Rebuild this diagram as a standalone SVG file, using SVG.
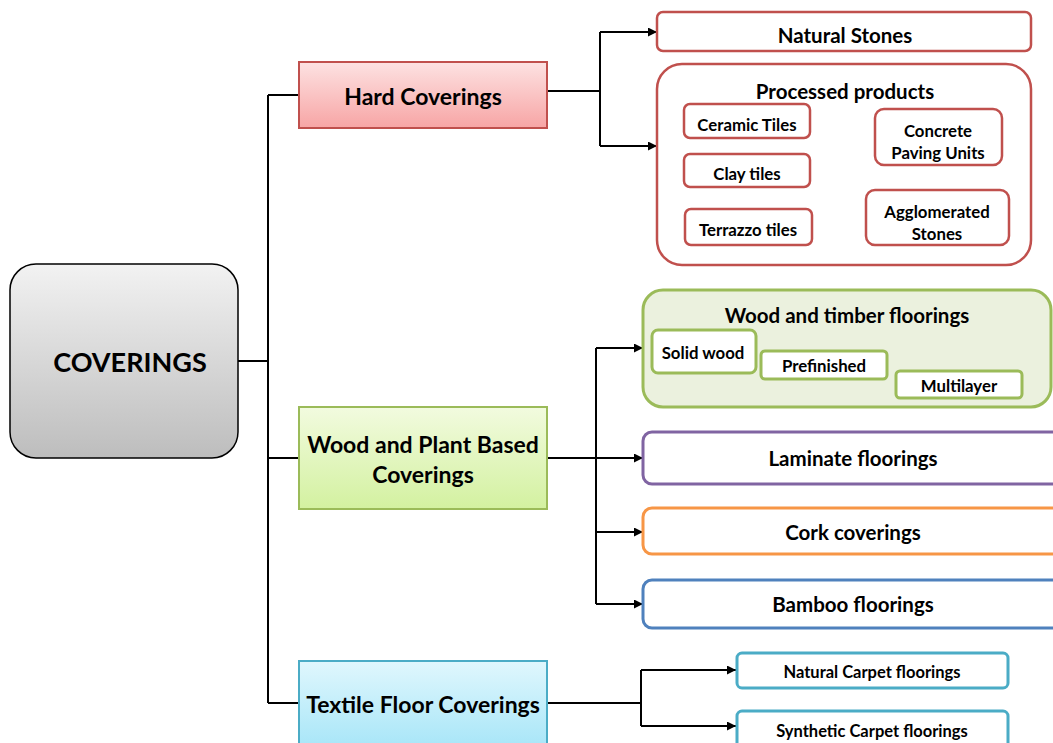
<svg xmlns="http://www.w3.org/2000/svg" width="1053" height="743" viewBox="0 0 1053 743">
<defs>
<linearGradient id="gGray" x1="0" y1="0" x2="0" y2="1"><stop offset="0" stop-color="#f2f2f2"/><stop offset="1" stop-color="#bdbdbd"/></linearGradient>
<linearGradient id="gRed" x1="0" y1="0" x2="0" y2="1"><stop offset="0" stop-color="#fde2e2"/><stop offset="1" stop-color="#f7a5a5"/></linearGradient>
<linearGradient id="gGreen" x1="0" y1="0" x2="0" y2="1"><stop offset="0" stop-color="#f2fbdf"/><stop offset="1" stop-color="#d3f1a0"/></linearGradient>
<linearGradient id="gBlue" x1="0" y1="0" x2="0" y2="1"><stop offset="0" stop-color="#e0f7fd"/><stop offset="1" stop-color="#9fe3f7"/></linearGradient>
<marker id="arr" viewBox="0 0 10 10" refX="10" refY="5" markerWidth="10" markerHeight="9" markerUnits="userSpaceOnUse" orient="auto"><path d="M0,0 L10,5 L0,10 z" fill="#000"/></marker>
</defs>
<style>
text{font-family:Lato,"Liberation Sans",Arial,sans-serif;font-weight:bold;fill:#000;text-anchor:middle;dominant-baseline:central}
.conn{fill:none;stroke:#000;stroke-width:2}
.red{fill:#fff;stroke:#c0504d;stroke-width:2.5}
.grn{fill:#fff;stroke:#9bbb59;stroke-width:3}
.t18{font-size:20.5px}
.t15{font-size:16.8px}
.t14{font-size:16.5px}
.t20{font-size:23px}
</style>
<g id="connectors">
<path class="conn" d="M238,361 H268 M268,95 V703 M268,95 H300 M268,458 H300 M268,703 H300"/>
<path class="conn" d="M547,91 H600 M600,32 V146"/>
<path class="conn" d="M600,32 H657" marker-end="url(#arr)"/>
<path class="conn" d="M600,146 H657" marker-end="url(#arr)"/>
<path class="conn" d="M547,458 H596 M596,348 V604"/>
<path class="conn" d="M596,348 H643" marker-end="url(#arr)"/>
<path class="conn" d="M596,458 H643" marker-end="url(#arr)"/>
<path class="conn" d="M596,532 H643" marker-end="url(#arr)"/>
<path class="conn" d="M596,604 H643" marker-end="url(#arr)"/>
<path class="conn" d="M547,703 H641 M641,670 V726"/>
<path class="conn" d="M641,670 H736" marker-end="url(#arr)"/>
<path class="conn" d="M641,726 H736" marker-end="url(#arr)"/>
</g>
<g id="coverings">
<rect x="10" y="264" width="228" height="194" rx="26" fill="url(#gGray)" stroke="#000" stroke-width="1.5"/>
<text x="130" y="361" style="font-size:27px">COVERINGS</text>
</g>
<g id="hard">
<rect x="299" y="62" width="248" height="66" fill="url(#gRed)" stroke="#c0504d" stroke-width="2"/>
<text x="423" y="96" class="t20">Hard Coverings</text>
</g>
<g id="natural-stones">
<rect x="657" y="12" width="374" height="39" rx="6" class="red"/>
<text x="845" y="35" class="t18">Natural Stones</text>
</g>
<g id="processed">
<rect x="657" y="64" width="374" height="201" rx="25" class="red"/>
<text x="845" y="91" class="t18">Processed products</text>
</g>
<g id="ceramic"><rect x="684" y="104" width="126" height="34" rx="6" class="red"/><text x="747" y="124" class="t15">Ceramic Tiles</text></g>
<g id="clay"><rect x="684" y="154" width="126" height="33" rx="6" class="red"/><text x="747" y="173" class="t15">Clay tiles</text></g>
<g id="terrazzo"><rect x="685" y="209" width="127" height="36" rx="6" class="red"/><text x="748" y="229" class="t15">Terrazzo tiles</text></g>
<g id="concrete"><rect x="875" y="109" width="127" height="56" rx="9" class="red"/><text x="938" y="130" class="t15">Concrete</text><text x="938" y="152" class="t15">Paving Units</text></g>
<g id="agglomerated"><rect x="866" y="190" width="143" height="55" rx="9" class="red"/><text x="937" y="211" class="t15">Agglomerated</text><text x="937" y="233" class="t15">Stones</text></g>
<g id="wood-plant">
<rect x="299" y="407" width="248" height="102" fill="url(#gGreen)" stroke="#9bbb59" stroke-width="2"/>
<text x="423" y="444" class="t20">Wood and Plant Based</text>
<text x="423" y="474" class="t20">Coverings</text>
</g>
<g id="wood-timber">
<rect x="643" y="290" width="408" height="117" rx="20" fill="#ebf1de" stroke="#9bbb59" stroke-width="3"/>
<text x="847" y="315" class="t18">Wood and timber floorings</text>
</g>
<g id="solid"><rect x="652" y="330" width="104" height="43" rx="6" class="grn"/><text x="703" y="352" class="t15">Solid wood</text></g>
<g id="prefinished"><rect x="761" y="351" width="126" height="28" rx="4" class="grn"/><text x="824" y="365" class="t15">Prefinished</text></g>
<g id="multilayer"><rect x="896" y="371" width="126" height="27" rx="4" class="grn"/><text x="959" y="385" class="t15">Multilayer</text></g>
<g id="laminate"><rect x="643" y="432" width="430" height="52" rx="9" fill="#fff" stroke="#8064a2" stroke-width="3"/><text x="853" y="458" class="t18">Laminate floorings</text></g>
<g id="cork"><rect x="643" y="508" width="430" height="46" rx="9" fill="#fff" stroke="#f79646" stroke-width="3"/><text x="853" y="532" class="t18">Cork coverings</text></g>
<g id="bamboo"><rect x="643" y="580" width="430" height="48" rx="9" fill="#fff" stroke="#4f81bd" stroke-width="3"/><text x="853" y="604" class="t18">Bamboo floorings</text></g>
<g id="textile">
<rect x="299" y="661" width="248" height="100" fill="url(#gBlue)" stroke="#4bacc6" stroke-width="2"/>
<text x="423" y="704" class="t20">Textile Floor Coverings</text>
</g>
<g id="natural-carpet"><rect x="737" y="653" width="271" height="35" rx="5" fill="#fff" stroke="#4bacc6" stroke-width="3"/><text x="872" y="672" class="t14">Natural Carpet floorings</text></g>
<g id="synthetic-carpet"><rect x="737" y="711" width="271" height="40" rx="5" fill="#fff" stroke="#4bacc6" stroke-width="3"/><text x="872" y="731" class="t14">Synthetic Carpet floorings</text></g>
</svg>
_____
Prompt =>
Write out the data precisely as given, excluding the pictures.

Expected answer =>
Rebuild this diagram as a standalone SVG file, using SVG.
<svg xmlns="http://www.w3.org/2000/svg" width="1053" height="743" viewBox="0 0 1053 743">
<defs>
<linearGradient id="gGray" x1="0" y1="0" x2="0" y2="1"><stop offset="0" stop-color="#f2f2f2"/><stop offset="1" stop-color="#bdbdbd"/></linearGradient>
<linearGradient id="gRed" x1="0" y1="0" x2="0" y2="1"><stop offset="0" stop-color="#fde2e2"/><stop offset="1" stop-color="#f7a5a5"/></linearGradient>
<linearGradient id="gGreen" x1="0" y1="0" x2="0" y2="1"><stop offset="0" stop-color="#f2fbdf"/><stop offset="1" stop-color="#d3f1a0"/></linearGradient>
<linearGradient id="gBlue" x1="0" y1="0" x2="0" y2="1"><stop offset="0" stop-color="#e0f7fd"/><stop offset="1" stop-color="#9fe3f7"/></linearGradient>
<marker id="arr" viewBox="0 0 10 10" refX="10" refY="5" markerWidth="10" markerHeight="9" markerUnits="userSpaceOnUse" orient="auto"><path d="M0,0 L10,5 L0,10 z" fill="#000"/></marker>
</defs>
<style>
text{font-family:Lato,"Liberation Sans",Arial,sans-serif;font-weight:bold;fill:#000;text-anchor:middle;dominant-baseline:central}
.conn{fill:none;stroke:#000;stroke-width:2}
.red{fill:#fff;stroke:#c0504d;stroke-width:2.5}
.grn{fill:#fff;stroke:#9bbb59;stroke-width:3}
.t18{font-size:20.5px}
.t15{font-size:16.8px}
.t14{font-size:16.5px}
.t20{font-size:23px}
</style>
<g id="connectors">
<path class="conn" d="M238,361 H268 M268,95 V703 M268,95 H300 M268,458 H300 M268,703 H300"/>
<path class="conn" d="M547,91 H600 M600,32 V146"/>
<path class="conn" d="M600,32 H657" marker-end="url(#arr)"/>
<path class="conn" d="M600,146 H657" marker-end="url(#arr)"/>
<path class="conn" d="M547,458 H596 M596,348 V604"/>
<path class="conn" d="M596,348 H643" marker-end="url(#arr)"/>
<path class="conn" d="M596,458 H643" marker-end="url(#arr)"/>
<path class="conn" d="M596,532 H643" marker-end="url(#arr)"/>
<path class="conn" d="M596,604 H643" marker-end="url(#arr)"/>
<path class="conn" d="M547,703 H641 M641,670 V726"/>
<path class="conn" d="M641,670 H736" marker-end="url(#arr)"/>
<path class="conn" d="M641,726 H736" marker-end="url(#arr)"/>
</g>
<g id="coverings">
<rect x="10" y="264" width="228" height="194" rx="26" fill="url(#gGray)" stroke="#000" stroke-width="1.5"/>
<text x="130" y="361" style="font-size:27px">COVERINGS</text>
</g>
<g id="hard">
<rect x="299" y="62" width="248" height="66" fill="url(#gRed)" stroke="#c0504d" stroke-width="2"/>
<text x="423" y="96" class="t20">Hard Coverings</text>
</g>
<g id="natural-stones">
<rect x="657" y="12" width="374" height="39" rx="6" class="red"/>
<text x="845" y="35" class="t18">Natural Stones</text>
</g>
<g id="processed">
<rect x="657" y="64" width="374" height="201" rx="25" class="red"/>
<text x="845" y="91" class="t18">Processed products</text>
</g>
<g id="ceramic"><rect x="684" y="104" width="126" height="34" rx="6" class="red"/><text x="747" y="124" class="t15">Ceramic Tiles</text></g>
<g id="clay"><rect x="684" y="154" width="126" height="33" rx="6" class="red"/><text x="747" y="173" class="t15">Clay tiles</text></g>
<g id="terrazzo"><rect x="685" y="209" width="127" height="36" rx="6" class="red"/><text x="748" y="229" class="t15">Terrazzo tiles</text></g>
<g id="concrete"><rect x="875" y="109" width="127" height="56" rx="9" class="red"/><text x="938" y="130" class="t15">Concrete</text><text x="938" y="152" class="t15">Paving Units</text></g>
<g id="agglomerated"><rect x="866" y="190" width="143" height="55" rx="9" class="red"/><text x="937" y="211" class="t15">Agglomerated</text><text x="937" y="233" class="t15">Stones</text></g>
<g id="wood-plant">
<rect x="299" y="407" width="248" height="102" fill="url(#gGreen)" stroke="#9bbb59" stroke-width="2"/>
<text x="423" y="444" class="t20">Wood and Plant Based</text>
<text x="423" y="474" class="t20">Coverings</text>
</g>
<g id="wood-timber">
<rect x="643" y="290" width="408" height="117" rx="20" fill="#ebf1de" stroke="#9bbb59" stroke-width="3"/>
<text x="847" y="315" class="t18">Wood and timber floorings</text>
</g>
<g id="solid"><rect x="652" y="330" width="104" height="43" rx="6" class="grn"/><text x="703" y="352" class="t15">Solid wood</text></g>
<g id="prefinished"><rect x="761" y="351" width="126" height="28" rx="4" class="grn"/><text x="824" y="365" class="t15">Prefinished</text></g>
<g id="multilayer"><rect x="896" y="371" width="126" height="27" rx="4" class="grn"/><text x="959" y="385" class="t15">Multilayer</text></g>
<g id="laminate"><rect x="643" y="432" width="430" height="52" rx="9" fill="#fff" stroke="#8064a2" stroke-width="3"/><text x="853" y="458" class="t18">Laminate floorings</text></g>
<g id="cork"><rect x="643" y="508" width="430" height="46" rx="9" fill="#fff" stroke="#f79646" stroke-width="3"/><text x="853" y="532" class="t18">Cork coverings</text></g>
<g id="bamboo"><rect x="643" y="580" width="430" height="48" rx="9" fill="#fff" stroke="#4f81bd" stroke-width="3"/><text x="853" y="604" class="t18">Bamboo floorings</text></g>
<g id="textile">
<rect x="299" y="661" width="248" height="100" fill="url(#gBlue)" stroke="#4bacc6" stroke-width="2"/>
<text x="423" y="704" class="t20">Textile Floor Coverings</text>
</g>
<g id="natural-carpet"><rect x="737" y="653" width="271" height="35" rx="5" fill="#fff" stroke="#4bacc6" stroke-width="3"/><text x="872" y="672" class="t14">Natural Carpet floorings</text></g>
<g id="synthetic-carpet"><rect x="737" y="711" width="271" height="40" rx="5" fill="#fff" stroke="#4bacc6" stroke-width="3"/><text x="872" y="731" class="t14">Synthetic Carpet floorings</text></g>
</svg>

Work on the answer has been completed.